Define, for each $n$, the function $f_n$ by
$$f_n (x) := \frac{1}{2g_n (x)} \int_{x - g_n (x)}^{x + g_n (x)} f(y) \, dy.$$
Question: Is it true that if $g_n \to 0$ in weak $L^1$ norm, then $f_n \to f$ in $L^1$ strong?
Remark: Implicit here is that one has to prove the $f_n$ are all eventually in $L^1$.
The answer is negative even if $f$ is supported in $[0,1]$ and $g_n \to 0$ uniformly in $[0,1]$. The reason is that $f \in L^1$ does not suffice for the Hardy-Littlewood maximal function to be in $L^1$, so choosing $g_n$ to capture that maximal function will yield a counterexample. It is still useful to see an explicit counterexample. I will add that next.
For $x \in (0,1]$, let $$f(x)=\frac1{x \cdot \log^2(2/x)}\,,$$ with $f(x)=0$ for all $x \notin (0,1]$. Then $f$ is in $L^1[0,1]$. Define $g_n(x)= \min\{x,1/n\}$ for $x \in (0,1]$, with $g_n(x)=\frac1{n(x^2+1)}$ for $x \notin [0,1]$. Then
$$f_n (x) := \frac{1}{2g_n (x)} \int_{x - g_n (x)}^{x + g_n (x)} f(y) \, dy$$ satisfies $$f_n(x)=\frac{1}{2x\log(2/x)} \quad \text{for all} \quad x \in (0,1/n)\,,$$ so $f_n \notin L^1[0,1]$.

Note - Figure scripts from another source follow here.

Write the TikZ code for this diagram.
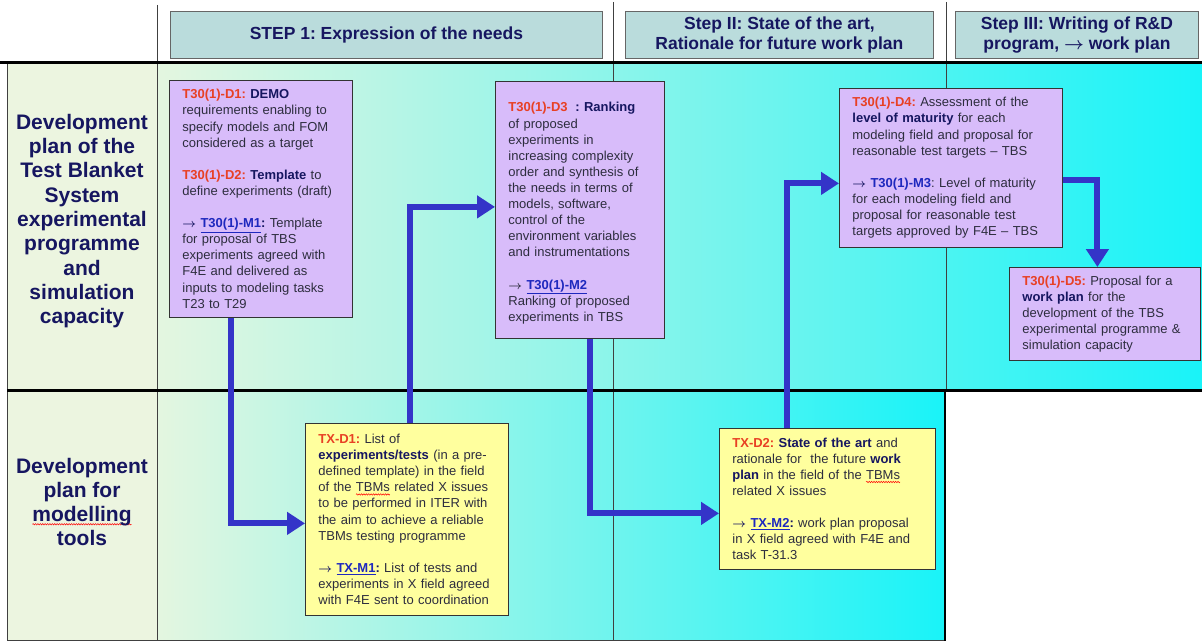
\documentclass[tikz,border=0pt]{standalone}
\usepackage{fontspec}
\setmainfont{Liberation Sans}
\usetikzlibrary{arrows.meta,decorations.pathmorphing}

\definecolor{navy}{RGB}{22,22,96}
\definecolor{tagred}{RGB}{232,64,36}
\definecolor{linkblue}{RGB}{30,40,190}
\definecolor{bodytext}{RGB}{45,45,62}
\definecolor{flowblue}{RGB}{52,52,200}
\definecolor{lilac}{RGB}{216,188,250}
\definecolor{paleyellow}{RGB}{255,255,158}
\definecolor{headfill}{RGB}{186,220,220}
\definecolor{labelfill}{RGB}{236,245,224}
\definecolor{fadeL}{RGB}{228,246,224}
\definecolor{fadeM}{RGB}{130,246,240}
\definecolor{fadeR}{RGB}{25,243,248}

% text helpers
\newcommand\deliv[1]{\textcolor{tagred}{\textbf{#1}}}
\newcommand\keyw[1]{\textcolor{navy}{\textbf{#1}}}
\newcommand\mslink[1]{\textcolor{linkblue}{\underline{\textbf{#1}}}}
\newcommand\rarr{{\boldmath$\rightarrow$}}
% red wavy spell-check underline
\newlength\sqw
\newcommand\squiggle[1]{\settowidth\sqw{#1}\rlap{\tikz[overlay,baseline=0pt]\draw[red,line width=0.5pt,decorate,decoration={snake,amplitude=0.7pt,segment length=2.4pt}] (0pt,-2.6pt) -- (\sqw,-2.6pt);}#1}

\tikzset{
  box/.style={draw=black!80, line width=0.8pt, anchor=north west,
    inner xsep=13pt, inner ysep=0pt, align=left,
    font=\fontsize{13}{16.1}\selectfont\frenchspacing, text=bodytext},
  lilacbox/.style={box, fill=lilac},
  yellowbox/.style={box, fill=paleyellow},
  headbox/.style={draw=black!60, line width=0.8pt, fill=headfill,
    anchor=north west, align=center, inner sep=0pt,
    font=\fontsize{17.5}{20.5}\selectfont\bfseries\frenchspacing, text=navy},
  rowlabel/.style={align=center, font=\fontsize{21}{24.3}\selectfont\bfseries, text=navy},
  flow/.style={draw=flowblue, line width=6pt,
    -{Triangle[length=18pt,width=22pt]}},
  gridthin/.style={draw=black!75, line width=0.9pt},
  gridthick/.style={draw=black, line width=3pt}
}

\begin{document}
\begin{tikzpicture}[x=1pt,y=-1pt]
\useasboundingbox (0,0) rectangle (1202,642);
\fill[white] (0,0) rectangle (1202,642);

% row backgrounds
\fill[labelfill] (7,63) rectangle (157,640);
\shade[left color=fadeL, middle color=fadeM, right color=fadeR] (157,63) rectangle (1202,390);
\shade[left color=fadeL, middle color=fadeM, right color=fadeR] (157,390) rectangle (945,640);

% table rules
\draw[gridthin] (157,5) -- (157,640);
\draw[gridthin] (613,2) -- (613,640);
\draw[gridthin] (946,2) -- (946,390);
\draw[gridthin] (7,63) -- (7,640) -- (945,640);
\draw[gridthick] (0,63) -- (1202,63);
\draw[gridthick] (7,390) -- (1202,390);
\draw[draw=black, line width=2.5pt] (945,390) -- (945,641);

% column headers
\node[headbox, minimum width=432pt, minimum height=47pt] (H1) at (170,11)
  {STEP 1: Expression of the needs};
\node[headbox, minimum width=308pt, minimum height=47pt] (H2) at (625,11)
  {Step II: State of the art,\\Rationale for future work plan};
\node[headbox, minimum width=243pt, minimum height=47pt] (H3) at (955,11)
  {Step III: Writing of R\&D\\program, \rarr{} work plan};

% row labels
\node[rowlabel] (L1) at (82,221)
  {Development\\plan of the\\Test Blanket\\System\\experimental\\programme\\and\\simulation\\capacity};
\node[rowlabel] (L2) at (82,502)
  {Development\\plan for\\\squiggle{modelling}\\tools};

% deliverables, upper row
\node[lilacbox, text width=157pt, minimum height=237pt] (D1) at (169,80)
  {\deliv{T30(1)-D1:} \keyw{DEMO}\\
   requirements enabling to\\
   specify models and FOM\\
   considered as a target\\[16.1pt]
   \deliv{T30(1)-D2:} \keyw{Template} to\\
   define experiments (draft)\\[16.1pt]
   \textcolor{navy}{\rarr} \mslink{T30(1)-M1}\keyw{:} Template\\
   for proposal of TBS\\
   experiments agreed with\\
   F4E and delivered as\\
   inputs to modeling tasks\\
   T23 to T29};

\node[lilacbox, text width=143pt, minimum height=257pt] (D3) at (495,81)
  {\mbox{}\\
   \deliv{T30(1)-D3}\hspace{0.6em}\keyw{: Ranking}\\
   of proposed\\
   experiments in\\
   increasing complexity\\
   order and synthesis of\\
   the needs in terms of\\
   models,\ software,\\
   control of the\\
   environment variables\\
   and instrumentations\\[16.1pt]
   \rarr\ \mslink{T30(1)-M2}\\
   Ranking of proposed\\
   experiments in TBS};

\node[lilacbox, text width=197pt, minimum height=159pt] (D4) at (839,88)
  {\deliv{T30(1)-D4:} Assessment of the\\
   \keyw{level of maturity} for each\\
   modeling field and proposal for\\
   reasonable test targets – TBS\\[16.1pt]
   \textcolor{navy}{\rarr} \textcolor{linkblue}{\textbf{T30(1)-M3}}: Level of maturity\\
   for each modeling field and\\
   proposal for reasonable test\\
   targets approved by F4E – TBS};

\node[lilacbox, text width=165pt, minimum height=93pt] (D5) at (1009,267)
  {\deliv{T30(1)-D5:} Proposal for a\\
   \keyw{work plan} for the\\
   development of the TBS\\
   experimental programme \&\\
   simulation capacity};

% deliverables, lower row
\node[yellowbox, text width=177pt, minimum height=192pt] (TXD1) at (305,423)
  {\deliv{TX-D1:} List of\\
   \keyw{experiments/tests} (in a pre-\\
   defined template) in the field\\
   of the \squiggle{TBMs} related X issues\\
   to be performed in ITER with\\
   the aim to achieve a reliable\\
   TBMs testing programme\\[16.1pt]
   \textcolor{navy}{\rarr} \mslink{TX-M1}\keyw{:} List of tests and\\
   experiments in X field agreed\\
   with F4E sent to coordination};

\node[yellowbox, text width=190pt, minimum height=141pt] (TXD2) at (719,428)
  {\deliv{TX-D2:} \keyw{State of the art} and\\
   rationale for\ \ the future \keyw{work}\\
   \keyw{plan} in the field of the \squiggle{TBMs}\\
   related X issues\\[16.1pt]
   \textcolor{navy}{\rarr} \mslink{TX-M2}\keyw{:} work plan proposal\\
   in X field agreed with F4E and\\
   task T-31.3};

% work flow
\draw[flow] ([xshift=-29.5pt]D1.south) |- ([yshift=-4pt]TXD1.west);
\draw[flow] ([xshift=3.5pt]TXD1.north) |- ([yshift=3pt]D3.west);
\draw[flow] ([xshift=10.5pt]D3.south) |- ([yshift=-14.5pt]TXD2.west);
\draw[flow] ([xshift=-40pt]TXD2.north) |- ([yshift=-15.5pt]D4.west);
\draw[flow] ([yshift=-12.5pt]D4.east) -| ([xshift=-7.5pt]D5.north);
\end{tikzpicture}
\end{document}
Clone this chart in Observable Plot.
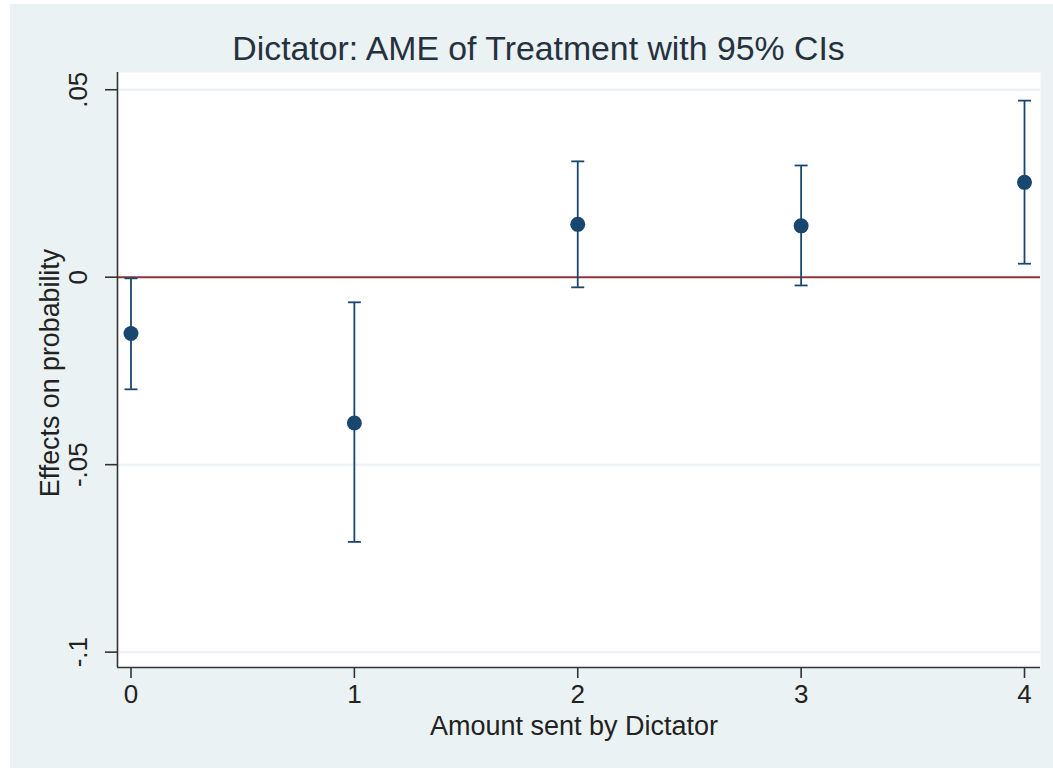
<!DOCTYPE html>
<html>
<head>
<meta charset="utf-8">
<script src="https://cdn.jsdelivr.net/npm/d3@7"></script>
<script src="https://cdn.jsdelivr.net/npm/@observablehq/plot@0.6"></script>
<style>
  html, body { margin: 0; padding: 0; background: #ffffff; }
  #chart { position: absolute; left: 10px; top: 4px; }
  #chart svg { display: block; background: #EAF2F3; }
</style>
</head>
<body>
<div id="chart"></div>
<script>
// ---- data ----
const amounts   = [0, 1, 2, 3, 4];
const estimates = [-0.0150, -0.0389, 0.0141, 0.0137, 0.0253];
const lowers    = [-0.0299, -0.0706, -0.0027, -0.0022, 0.0036];
const uppers    = [-0.0003, -0.0067, 0.0309, 0.0298, 0.0471];
const yTicks    = [-0.1, -0.05, 0, 0.05];
const xTicks    = [0, 1, 2, 3, 4];
const titleText = "Dictator: AME of Treatment with 95% CIs";
const xLabel    = "Amount sent by Dictator";
const yLabel    = "Effects on probability";

const rows = amounts.map((a, i) => ({amount: a, est: estimates[i], lo: lowers[i], hi: uppers[i]}));
const xDomain = [-0.0604, 4.0716];
const yDomain = [-0.1041, 0.0546];
const fmt = v => v === 0 ? "0" : (v < 0 ? "-" : "") + String(Math.abs(v)).replace(/^0/, "");

const navy = "#1A476F";
const font = "Liberation Sans, Arial, Helvetica, sans-serif";

// horizontal cap symbol for error bars
const capSymbol = {
  draw(context, size) {
    const r = Math.sqrt(size / Math.PI);
    context.moveTo(-r, 0);
    context.lineTo(r, 0);
  }
};

const chart = Plot.plot({
  width: 1043,
  height: 764,
  marginLeft: 107,
  marginRight: 13,
  marginTop: 68,
  marginBottom: 101,
  style: {fontFamily: font, background: "#EAF2F3", overflow: "visible"},
  x: {domain: xDomain, label: null},
  y: {domain: yDomain, label: null},
  marks: [
    Plot.frame({fill: "white", stroke: null}),
    // grid lines
    Plot.ruleY(yTicks.filter(d => d !== 0), {stroke: "#EAF2F3", strokeWidth: 2}),
    // zero line
    Plot.ruleY([0], {stroke: "#90353B", strokeWidth: 2}),
    // axis lines
    Plot.ruleX([xDomain[0]], {stroke: "#333", strokeWidth: 1.6}),
    Plot.ruleY([yDomain[0]], {stroke: "#333", strokeWidth: 1.6}),
    // axes
    Plot.axisX({ticks: xTicks, tickSize: 11, tickPadding: 6, fontSize: 26, tickFormat: d => String(d),
                stroke: "#333", strokeWidth: 1.6, color: "#222", label: null}),
    Plot.axisY({ticks: yTicks, tickSize: 12, fontSize: 26, tickFormat: () => "",
                stroke: "#333", strokeWidth: 1.6, label: null}),
    Plot.text(yTicks, {y: d => d, text: fmt, frameAnchor: "left", dx: -31, rotate: -90,
                       fontSize: 26, fill: "#222", textAnchor: "middle", lineAnchor: "bottom"}),
    // error bars
    Plot.ruleX(rows, {x: "amount", y1: "lo", y2: "hi", stroke: navy, strokeWidth: 1.8}),
    Plot.dot(rows, {x: "amount", y: "lo", symbol: capSymbol, r: 6.5, stroke: navy, strokeWidth: 1.8, fill: "none"}),
    Plot.dot(rows, {x: "amount", y: "hi", symbol: capSymbol, r: 6.5, stroke: navy, strokeWidth: 1.8, fill: "none"}),
    // point estimates
    Plot.dot(rows, {x: "amount", y: "est", r: 7.5, fill: navy, stroke: null}),
    // titles
    Plot.text([titleText], {frameAnchor: "top-left", dx: 421, dy: -13, fontSize: 33.8, fill: "#26313f",
                            textAnchor: "middle", lineAnchor: "bottom"}),
    Plot.text([xLabel], {frameAnchor: "bottom", dx: -5, dy: 67, fontSize: 27, fill: "#222",
                         textAnchor: "middle", lineAnchor: "bottom"}),
    Plot.text([yLabel], {frameAnchor: "left", dx: -59, dy: 3, rotate: -90, fontSize: 26.8, fill: "#222",
                         textAnchor: "middle", lineAnchor: "bottom"})
  ]
});
document.getElementById("chart").appendChild(chart);
</script>
</body>
</html>
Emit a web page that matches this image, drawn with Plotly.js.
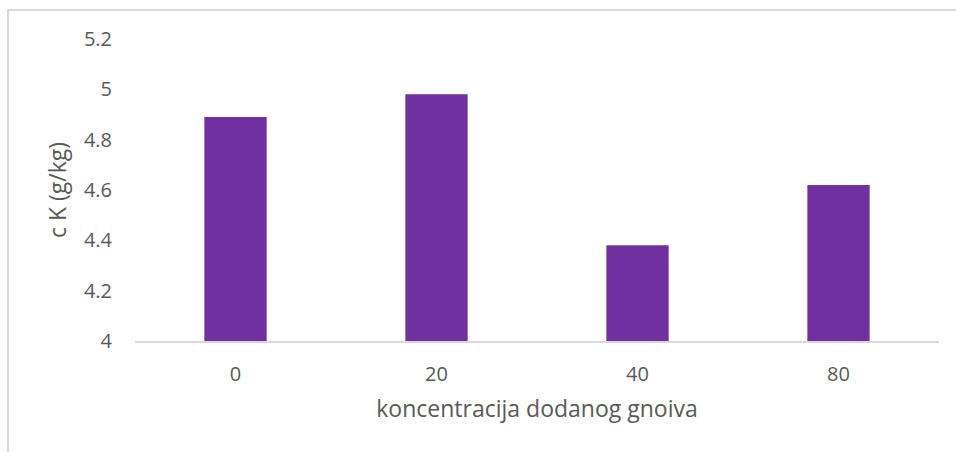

Remark If we assume that $f\log_+(f) \in L^1$ then the answer to the original question is positive, because in that case The Hardy-Littlewood maximal function is in $L^1$, so one can appeal to dominated convergence. See, e.g., Theorem 3.4 in this paper.